As noted in my previous entries, I have been messing around with and documenting the creation of a honeypot server and environs, and the use of tools and techniques to analyze activity. In the last post I set up the server and did basic hardening. In this post, I will finish the set up of the virtual machines and install the Modern Honey Network (MHN) application.
I ran a scan of open ports on the newly created and hardened server to make sure nothing unexpected was being exposed:
nmap -v -sT localhost sudo nmap -v -sS localhost
I decided to go with Virtualbox to manage the virtual machines I will use to run the test devices. Installing Virtualbox was really easy and seemless.
apt-get install virtualbox
I decided for the sake of ease to use the GUI front-end to manage the VM’s. I initially had some trouble with getting the application to forward X11 through the ssh tunel using xauth. To make it work, it was necessary to ensure the following items were set.
I enabled following in server sshd_config file:
And also had to make sure that following was uncommented in my local ssh file:
Then, to run the GUI of Virtualbox, I logged in using the -X switch and ran with
Settign up the guest devices was extremely simplet and intuitive. To start a virtual machine via command the line, this command worked fine.

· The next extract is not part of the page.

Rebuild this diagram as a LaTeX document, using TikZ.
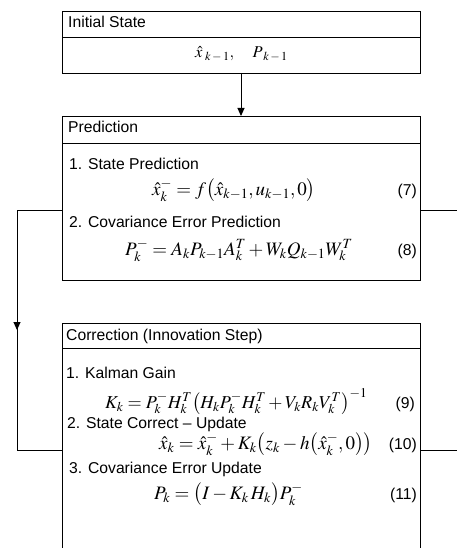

sudo VBoxManage startvm "VM name" --type headless
I also scripted “startmeup” as follows to automate it a little:
set -x # Output executed commands set -e # Make script fail as soon as one command fails read VMName sudo VBoxManage startvm "$VMName" --type headless
After creating a template installed that was hardnened, I took a snapshot of it, and then made copies of it. The cloning was trivial and went seamlessly.
I then logged into each clone and changed references to the template device. Among files that were edited:
I booted up both devices and confirmed that there were no conflicts or issues. I then created a snapshot of the newly created clone.
In addition to the cloning using Virtualbox, I also created backups of everything using the Dump utility:
sudo dump 0zf /backups/bosch.boot.backup.8.27.2015 /boot sudo dump 0zf /backups/bosch.root.backup.8.27.2015 /
As a final edit to the firewall, I changed ICMP rules on host to disable its response to pings. I know that scanning on the subnet will still find it, but I want the host to be as non-rsponsive and unobtrusive as possible. I edited /etc/ufw/rules.before as follows. This is to block ping and other ICMP messages to the host machine.
# ok icmp codes for INPUT -A ufw-before-input -p icmp --icmp-type destination-unreachable -j DROP -A ufw-before-input -p icmp --icmp-type source-quench -j DROP -A ufw-before-input -p icmp --icmp-type time-exceeded -j DROP -A ufw-before-input -p icmp --icmp-type parameter-problem -j DROP -A ufw-before-input -p icmp --icmp-type echo-request -j DROP
Installed following this excellent guide: https://itandsecuritystuffs.wordpress.com/2015/02/03/honeypot-networks/
Please note: I had issues running MHN on Ubuntu 15 due to python compiling issues. I was getting “python setup.py egg_info” failed with error code 1”. I tried a bunch of stuff, but felt like it was a waste of time. Because others have documented it working ok, I ended up installing on Trusty instead, with no issue.
sudo apt-get update && sudo apt-get upgrade cd /opt/ sudo apt-get install git -y sudo git clone https://github.com/threatstream/mhn.git cd mhn/scripts/ sudo -H ./install_hpfeeds.sh sudo -H ./install_mnemosyne.sh sudo -H ./install_honeymap.sh
The scripts took a while, but ran ok. I ran a status check, and everything looked ok.
sudo supervisorctl status
On reboot, I went to check the status of the services, and noticed that some of them failed on restart.
I ran the restart command (sudo supervisorctl restart all), and everything came up ok.
I then installed the server component with the script
This also took a while, but went in ok. However, on completion and status check, I noticed an issue with the celery worker service. It was failing to start with a fatal error. Upon reviewing the developer Threatstream’s wiki on github ( https://github.com/threatstream/mhn), I ran the commands below to change ownership of the log file, and that did resolve the issue.
cd /var/log/mhn/ sudo chown www-data mhn.log sudo supervisorctl start mhn-celery-worker
I connected to the web server and confirmed it was up and running!
This looks really cool and I hope I can get it to work…
Well, this has been productive, and the MHN application looks great! I can’t wait to start deploying honeypots and collecting data.